Informatics, patient involvement, and service change are clinical commissioning group leaders’ weakest areas, according to their responses to the HSJ/GatenbySanderson barometer survey.

Respondents were asked to rate their CCG’s leaders in 12 areas.

The area of greatest weakness was informatics. Only 41 per cent said they were strong or very strong, and 26 per cent said they were weak or very weak. The rest said they were neutral.

For patient and public involvement, 53 per cent said their CCG was strong or very strong, and 16 per cent said weak or very weak.

On implementing service change, 49 per cent said they were strong or very strong, and 11 per cent weak or very weak.

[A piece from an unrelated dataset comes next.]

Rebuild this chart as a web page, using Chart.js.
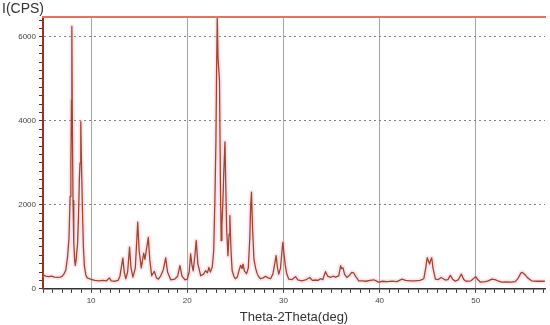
<!DOCTYPE html>
<html>
<head>
<meta charset="utf-8">
<script src="https://cdn.jsdelivr.net/npm/chart.js@4/dist/chart.umd.min.js"></script>
<style>
html,body{margin:0;padding:0;background:#fff;}
#wrap{width:550px;height:325px;}
</style>
</head>
<body>
<div id="wrap"><canvas id="c" width="550" height="325"></canvas></div>
<script>
// 2-theta (deg) positions
const twoTheta = [5.0,5.3,5.6,5.9,6.2,6.5,6.8,7.0,7.2,7.37,7.55,7.7,7.82,7.9,7.96,8.0,8.05,8.12,8.2,8.3,8.36,8.45,8.6,8.7,8.78,8.85,8.93,9.0,9.1,9.2,9.3,9.45,9.6,9.8,10.1,10.4,10.8,11.2,11.6,11.9,12.1,12.5,12.8,13.0,13.3,13.45,13.6,13.8,14.0,14.15,14.35,14.6,14.85,15.0,15.22,15.47,15.6,15.95,16.1,16.3,16.57,16.8,17.0,17.24,17.5,17.76,17.95,18.28,18.7,19.0,19.24,19.45,19.76,20.0,20.2,20.35,20.5,20.62,20.8,20.93,21.1,21.4,21.7,21.9,22.1,22.25,22.4,22.6,22.75,22.88,22.98,23.05,23.12,23.2,23.35,23.45,23.53,23.6,23.7,23.8,23.92,24.0,24.1,24.23,24.35,24.43,24.55,24.67,24.85,25.0,25.2,25.4,25.55,25.7,25.8,25.95,26.17,26.35,26.5,26.6,26.68,26.78,26.93,27.1,27.27,27.45,27.62,27.9,28.14,28.4,28.66,28.9,29.1,29.24,29.38,29.52,29.7,29.85,29.94,30.05,30.2,30.35,30.56,30.9,31.26,31.5,31.9,32.3,32.74,33.0,33.33,33.6,33.85,34.1,34.37,34.6,34.89,35.15,35.4,35.75,35.95,36.05,36.2,36.35,36.6,36.9,37.1,37.3,37.5,37.83,38.2,38.6,39.0,39.4,39.9,40.3,40.8,41.3,41.8,42.33,42.7,43.2,43.7,44.2,44.6,44.8,44.95,45.1,45.2,45.3,45.42,45.55,45.8,46.1,46.4,46.83,47.1,47.35,47.6,47.87,48.2,48.5,48.75,48.98,49.5,50.0,50.2,50.47,51.0,51.3,51.67,52.0,52.4,52.7,53.2,53.7,54.1,54.4,54.7,54.85,55.1,55.4,55.8,56.3,56.9,57.2];
// Intensity (CPS)
const intensity = [330,300,290,300,280,270,280,300,360,450,750,1200,2200,3000,4500,6250,4000,2100,1100,650,560,700,1100,1800,2600,3000,3980,3000,1900,1000,560,330,260,240,220,200,190,200,190,260,190,180,200,300,730,400,240,400,990,500,280,500,1585,900,500,850,700,1225,700,310,415,260,230,310,450,735,400,215,230,300,550,300,215,230,400,830,550,430,800,1150,600,310,350,430,380,510,400,520,900,2180,3500,5200,6450,5500,4970,2500,1150,1500,2030,2800,3500,2500,1400,790,1300,1745,900,430,300,240,280,450,560,480,590,420,360,500,1200,2000,2300,1500,715,500,360,280,240,260,300,260,240,350,600,790,500,350,500,900,1105,850,550,350,230,220,290,210,190,210,270,200,210,200,240,220,410,300,270,300,280,310,550,480,500,350,270,330,390,380,300,190,190,180,200,215,160,180,170,185,170,230,200,190,190,200,240,500,740,650,590,680,740,500,230,220,270,210,220,320,230,180,220,350,220,180,190,290,220,160,170,190,230,220,180,160,165,160,170,250,380,390,340,260,190,180,180,185];
const xLabelTicks = [10,20,30,40,50];
const yLabelTicks = [0,2000,4000,6000];
const xRange = [5, 57.2];
const yRange = [0, 6480];

const points = twoTheta.map((x,i)=>({x:x, y:intensity[i]}));

const xTickVals = []; for (let v=5; v<=57; v++) xTickVals.push(v);
const yTickVals = []; for (let v=0; v<=6400; v+=200) yTickVals.push(v);

new Chart(document.getElementById('c'), {
  type:'line',
  data:{datasets:[
    {data:points, borderColor:'rgb(155,70,50)', borderWidth:1.3, pointRadius:0, tension:0, borderJoinStyle:'round', order:1},
    {data:points, borderColor:'rgba(255,160,180,0.26)', borderWidth:5, pointRadius:0, tension:0, borderJoinStyle:'round', borderCapStyle:'round', order:2}
  ]},
  options:{
    responsive:false, animation:false, maintainAspectRatio:false,
    layout:{padding:{left:2,right:5,top:0,bottom:0}},
    plugins:{
      legend:{display:false}, tooltip:{enabled:false},
      title:{display:true, text:'I(CPS)', align:'start', color:'#333',
        font:{family:'Liberation Sans', size:14, weight:'normal'}, padding:{top:1,bottom:-1}}
    },
    scales:{
      x:{type:'linear', min:xRange[0], max:xRange[1],
        afterBuildTicks:(s)=>{s.ticks = xTickVals.map(v=>({value:v}));},
        ticks:{autoSkip:false, maxRotation:0, color:'#444', font:{family:'Liberation Sans', size:8}, padding:3,
          callback:(v)=> xLabelTicks.includes(v) ? String(v) : ''},
        grid:{color:(c)=> (c.tick && xLabelTicks.includes(c.tick.value)) ? 'rgba(150,150,150,0.85)' : 'rgba(0,0,0,0)',
          lineWidth:1, tickLength:4, tickColor:'#333', tickWidth:1},
        border:{color:'#333', width:1.5},
        title:{display:true, text:'Theta-2Theta(deg)', color:'#333', font:{family:'Liberation Sans', size:13}, padding:{top:1,bottom:0}}
      },
      y:{type:'linear', min:yRange[0], max:yRange[1],
        afterBuildTicks:(s)=>{s.ticks = yTickVals.map(v=>({value:v}));},
        afterFit:(s)=>{s.width = 41;},
        ticks:{autoSkip:false, color:'#444', font:{family:'Liberation Sans', size:8}, padding:3,
          callback:(v)=> yLabelTicks.includes(v) ? String(v) : ''},
        grid:{color:(c)=> (c.tick && c.tick.value>0 && yLabelTicks.includes(c.tick.value)) ? 'rgba(120,120,120,0.9)' : 'rgba(0,0,0,0)',
          lineWidth:1, tickLength:4, tickColor:'#6a2a1a', tickWidth:1, tickBorderDash:[]},
        border:{color:'rgb(150,50,35)', width:2, dash:[2,3]}
      },
      x2:{type:'linear', position:'top', min:xRange[0], max:xRange[1],
        ticks:{display:false}, grid:{display:false, drawTicks:false},
        border:{color:'rgb(235,110,100)', width:2}}
    }
  }
});
</script>
</body>
</html>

Respondents identified their CCG’s strongest area as leadership, for which 93 per cent said they were strong or very strong. The next two strongest were quality improvement (85 per cent) and clinical governance (83 per cent).

The survey also indicates CCGs’ most senior GP and managers play a strong role in leading the organisations, while other clinicians on the board and in the area do not.

Respondents were asked to rate the contribution made by different groups to their CCG’s leadership.

CCGs’ most senior GP lead and most senior manager were both said to make a large contribution by 94 per cent.

Eighty per cent said “other senior managerial leaders” made a large contribution, and 62 per cent said “other GPs on the CCG governing body” did so.

However, only 7 per cent said “GPs within the area who are not on the governing body” made a large contribution.

Only nine per cent said the hospital doctor on the governing body made a large contribution.

For the nurse on their CCG’s governing body, 48 per cent said the individual made a large contribution.